Metade dos brasileiros rejeita o dólar como moeda de reserva
O apoio ao BRICS se reflete na rejeição ao dólar como moeda de reserva para o comércio internacional: 44% dos brasileiros se declararam favoráveis à busca por moedas alternativas, um tema constante na pauta do BRICS.
Por sua vez, 43% preferem a manutenção da moeda norte-americana como padrão monetário global. Outros 12% não souberam responder ao tema.
A pesquisa não especifica quais seriam as alternativas ao dólar, mas, em um contexto de desdolarização do comércio global, uma moeda do BRICS seria uma das principais alternativas.
O próprio presidente Lula defendeu a criação de uma moeda comum durante a cúpula que reuniu os países do grupo no Rio de Janeiro, em julho. Apesar do apoio explícito de Lula e do presidente russo Vladimir Putin, a declaração final da cúpula fez apenas uma referência vaga a um sistema de pagamentos digitais alternativo ao SWIFT, sem compromissos explícitos ou metas objetivas para o avanço do projeto, devido à falta de consenso entre os países-membros.
A divisão da população também se reflete na preferência pela China ou pelos Estados Unidos na principal batalha geopolítica do Século 21. A política externa do Brasil sempre se caracterizou pela neutralidade, mas, recentemente, diante da postura beligerante de Trump e do estreitamento das relações comerciais com a China, isso está mudando.

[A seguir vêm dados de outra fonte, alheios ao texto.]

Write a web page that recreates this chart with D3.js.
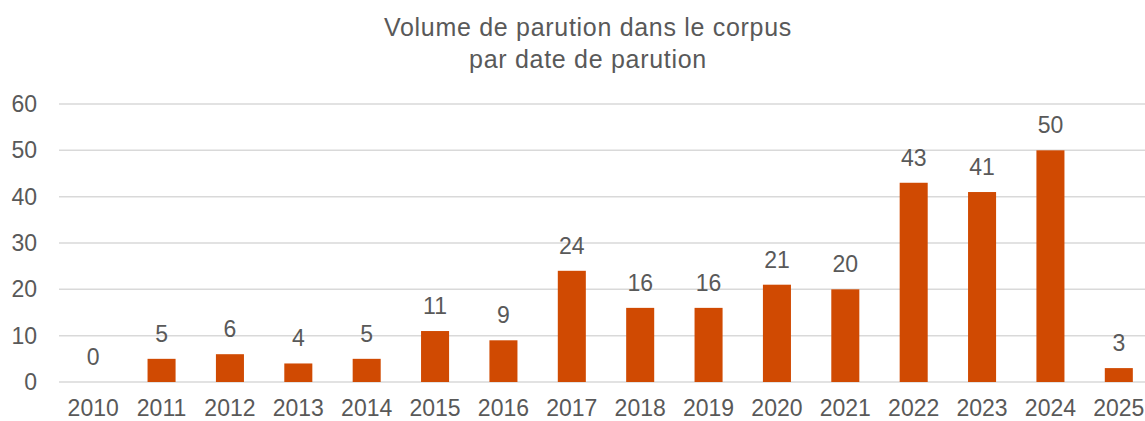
<!DOCTYPE html>
<html>
<head>
<meta charset="utf-8">
<script src="https://cdn.jsdelivr.net/npm/d3@7"></script>
<style>
  body { margin: 0; background: #fff; }
  svg text { font-family: "Liberation Sans", Arial, sans-serif; fill: #595959; }
</style>
</head>
<body>
<svg id="chart" width="1145" height="421"></svg>
<script>
const years = ["2010","2011","2012","2013","2014","2015","2016","2017","2018","2019","2020","2021","2022","2023","2024","2025"];
const counts = [0,5,6,4,5,11,9,24,16,16,21,20,43,41,50,3];
const yTicks = [0,10,20,30,40,50,60];
const titleLines = ["Volume de parution dans le corpus", "par date de parution"];

const svg = d3.select("#chart");
const plotLeft = 59, plotRight = 1153, plotTop = 104, plotBottom = 382;

const x = d3.scaleBand()
    .domain(years)
    .range([plotLeft, plotRight])
    .paddingInner(0.59)
    .paddingOuter(0.295);

const y = d3.scaleLinear()
    .domain([0, 60])
    .range([plotBottom, plotTop]);

// title
svg.append("g")
    .selectAll("text")
    .data(titleLines)
    .join("text")
    .attr("x", 588)
    .attr("y", (d, i) => 36 + i * 32)
    .attr("text-anchor", "middle")
    .style("font-size", "25px")
    .style("letter-spacing", "0.7px")
    .text(d => d);

// gridlines
svg.append("g")
    .selectAll("line")
    .data(yTicks)
    .join("line")
    .attr("x1", plotLeft)
    .attr("x2", 1145)
    .attr("y1", d => y(d))
    .attr("y2", d => y(d))
    .attr("stroke", "#d9d9d9")
    .attr("stroke-width", 1.5);

// y axis labels
const yAxis = svg.append("g")
    .attr("transform", "translate(" + plotLeft + ",0)")
    .call(d3.axisLeft(y).tickValues(yTicks).tickSize(0).tickPadding(22));
yAxis.select(".domain").remove();
yAxis.selectAll("text").style("font-size", "23px").attr("fill", "#595959");

// bars
svg.append("g")
    .selectAll("rect")
    .data(counts)
    .join("rect")
    .attr("x", (d, i) => x(years[i]))
    .attr("y", d => y(d))
    .attr("width", x.bandwidth())
    .attr("height", d => plotBottom - y(d))
    .attr("fill", "#d04a02");

// value labels
svg.append("g")
    .selectAll("text")
    .data(counts)
    .join("text")
    .attr("x", (d, i) => x(years[i]) + x.bandwidth() / 2)
    .attr("y", d => y(d) - 17)
    .attr("text-anchor", "middle")
    .style("font-size", "23px")
    .text(d => d);

// x axis labels
const xAxis = svg.append("g")
    .attr("transform", "translate(0," + plotBottom + ")")
    .call(d3.axisBottom(x).tickSize(0).tickPadding(18));
xAxis.select(".domain").remove();
xAxis.selectAll("text").style("font-size", "23px").attr("fill", "#595959");
</script>
</body>
</html>
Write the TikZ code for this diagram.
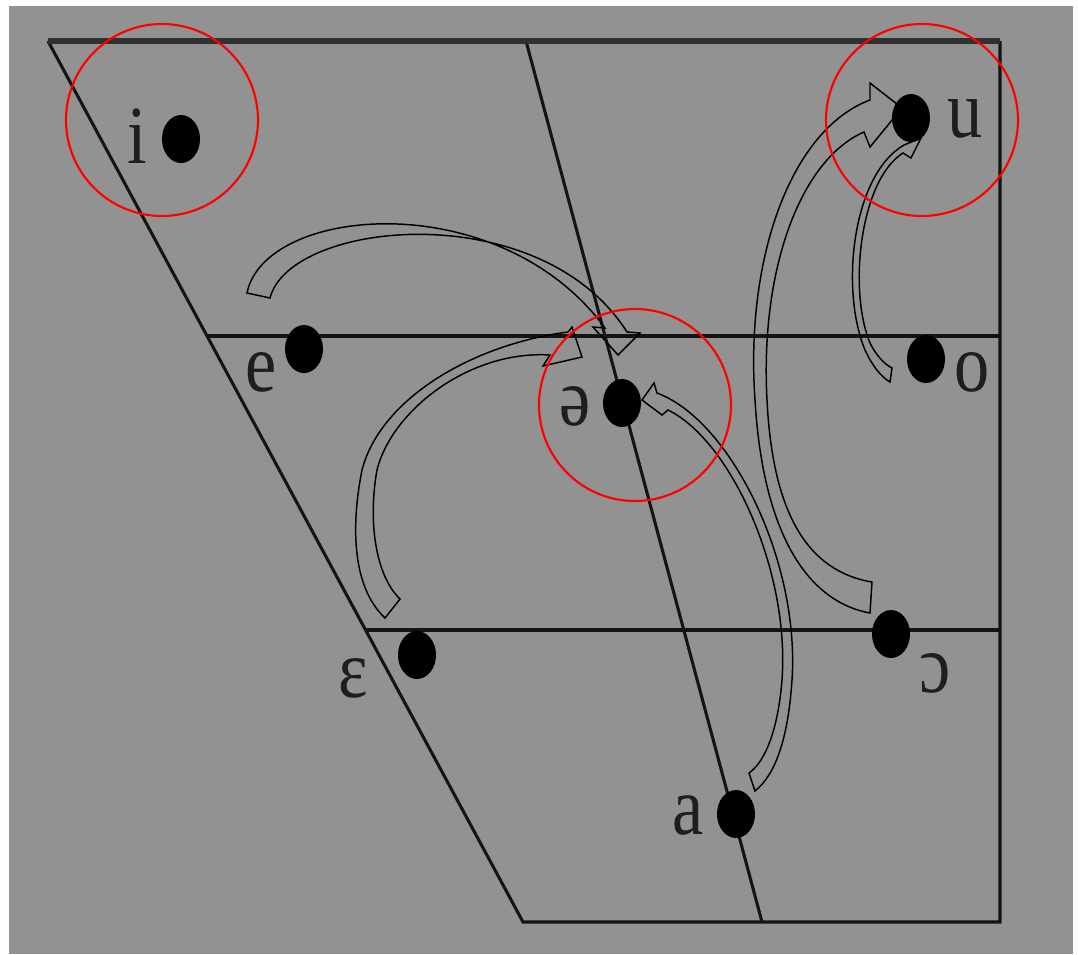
\documentclass[tikz,border=0pt]{standalone}
\usepackage{fontspec}
\usepackage{graphicx}
\setmainfont{Liberation Serif}
\usetikzlibrary{shapes.geometric}
\definecolor{bg}{RGB}{146,146,146}
\definecolor{ln}{RGB}{20,20,20}
\definecolor{topln}{RGB}{48,48,48}
\definecolor{txt}{RGB}{30,30,30}
\newcommand{\vw}[1]{\scalebox{0.85}[1]{#1}}
\begin{document}
\begin{tikzpicture}[x=0.75pt,y=-0.75pt,
  gridline/.style={draw=ln,line width=2.3pt,line join=miter},
  dot/.style={ellipse,fill=black,inner sep=0pt,minimum width=28.5pt,minimum height=36pt},
  vowel/.style={anchor=base,inner sep=0pt,font=\fontsize{62}{62}\selectfont,text=txt},
  ring/.style={circle,draw=red,line width=1.6pt,minimum size=144pt,inner sep=0pt},
  barrow/.style={draw=black,line width=1.1pt,line join=miter}]
\useasboundingbox (0,0) rectangle (1078,954);
\fill[white] (0,0) rectangle (1078,954);
\fill[bg] (9,6) rectangle (1073,954);
% frame coordinates
\coordinate (TL) at (48,41);
\coordinate (TR) at (1000,41);
\coordinate (BR) at (1000,922);
\coordinate (BL) at (523,922);
\coordinate (MT) at (526,41);
\coordinate (MB) at (762,922);
\coordinate (H1L) at (207,336);
\coordinate (H1R) at (1000,336);
\coordinate (H2L) at (366,630);
\coordinate (H2R) at (1000,630);
\draw[gridline] (TR) -- (BR) -- (BL) -- (TL);
\draw[gridline] (MT) -- (MB);
\draw[gridline] (H1L) -- (H1R);
\draw[gridline] (H2L) -- (H2R);
\draw[draw=topln,line width=3.8pt] (TL) -- (TR);
% block arrows
\draw[barrow] (247,293) .. controls (265,205) and (500,185) .. (605,328)
  -- (593,327) -- (618,355) -- (640,333) -- (627,332)
  .. controls (540,195) and (290,220) .. (270,298) -- cycle;
\draw[barrow] (385,618) .. controls (350,585) and (352,520) .. (362,470)
  .. controls (380,400) and (470,345) .. (568,332)
  -- (572,327) -- (582,357) -- (543,366) -- (550,355)
  .. controls (470,350) and (392,410) .. (377,470)
  .. controls (368,520) and (375,575) .. (400,599) -- cycle;
\draw[barrow] (755,791) .. controls (775,775) and (788,740) .. (792,680)
  .. controls (800,560) and (730,420) .. (657,393)
  -- (654,383) -- (642,400) -- (662,415) -- (668,410)
  .. controls (730,440) and (790,570) .. (782,680)
  .. controls (778,730) and (765,762) .. (749,773) -- cycle;
\draw[barrow] (870,613) .. controls (800,600) and (762,520) .. (755,400)
  .. controls (745,260) and (790,130) .. (870,100)
  -- (870,83) -- (902,108) -- (870,147) -- (864,132)
  .. controls (800,160) and (760,270) .. (767,400)
  .. controls (772,500) and (800,570) .. (872,582) -- cycle;
\draw[barrow] (890,382) .. controls (880,376) and (872,365) .. (865,350)
  .. controls (840,290) and (852,175) .. (904,145)
  -- (921,138) -- (911,158) -- (903,153)
  .. controls (860,180) and (848,290) .. (870,343)
  .. controls (876,355) and (884,364) .. (892,368) -- cycle;
% dots
\node[dot] (di) at (181,139) {};
\node[dot] (du) at (911,118) {};
\node[dot] (de) at (304,349) {};
\node[dot] (dschwa) at (622,403) {};
\node[dot] (do) at (926,359) {};
\node[dot] (depsilon) at (417,655) {};
\node[dot] (dopeno) at (891,634) {};
\node[dot] (da) at (736,814) {};
% labels
\node[vowel] (li) at (137,163) {\vw{i}};
\node[vowel] (lu) at (965,137) {\vw{u}};
\node[vowel] (le) at (261,391) {\vw{e}};
\node[vowel] (lschwa) at (575,425) {\vw{ə}};
\node[vowel] (lo) at (972,391) {\vw{o}};
\node[vowel] (lepsilon) at (353,697) {\vw{ɛ}};
\node[vowel] (lopeno) at (935,692) {\vw{ɔ}};
\node[vowel] (la) at (688,834) {\vw{a}};
% red rings
\node[ring] (ri) at (162,120) {};
\node[ring] (ru) at (922,120) {};
\node[ring] (rschwa) at (635,405) {};
\end{tikzpicture}
\end{document}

Os números da pesquisa refletem essa tendência: 46% têm uma visão positiva dos Estados Unidos, contra 43% que declararam uma visão negativa. No caso da China, os números são praticamente idênticos: 45% avaliaram positivamente o gigante asiático, contra 43%.
“Esse dado chama a atenção," ressalta Tokarski:
“Historicamente, os Estados Unidos sempre tiveram entre os brasileiros uma imagem melhor do que a China. Ver que essas percepções hoje se equivalem é um forte indicativo de desgaste da imagem norte-americana, que perdeu parte da admiração para os chineses.”
No entanto, ao julgar o alinhamento com os Estados Unidos, 56% disseram que ele é desfavorável ao Brasil, enquanto 32% o veem como benéfico. Por sua vez, 47% avaliaram que uma relação mais estreita com a China seria positiva, contra 39% que a julgaram como potencialmente ruim para os interesses nacionais.
Segundo Tokarski, essa é uma evidência de que a política comercial do governo americano causou “forte impacto na opinião pública brasileira”:
“Embora em termos de imagem positiva os dois países ‘empatem’, atualmente mais brasileiros aprovam o papel que a China exerce sobre o Brasil, mais do que aprovam o papel dos EUA.”
As relações diplomáticas entre o Brasil e os Estados Unidos atingiram seu ponto mais crítico em muitos anos após as tentativas de interferência de Trump no processo movido pelo Supremo Tribunal Federal contra o ex-presidente Jair Bolsonaro.
Além do pedido para que o processo fosse encerrado e das tarifas de 50% sobre produtos brasileiros, a ofensiva do governo de Trump contra o Brasil inclui uma ampla investigação contra práticas abusivas no âmbito de comércio digital e proteção de propriedade intelectual; aplicação de tarifas "injustas e preferenciais", incluindo o acesso ao mercado de etanol; fragilidade de leis anticorrupção e das ações de combate ao desmatamento ilegal.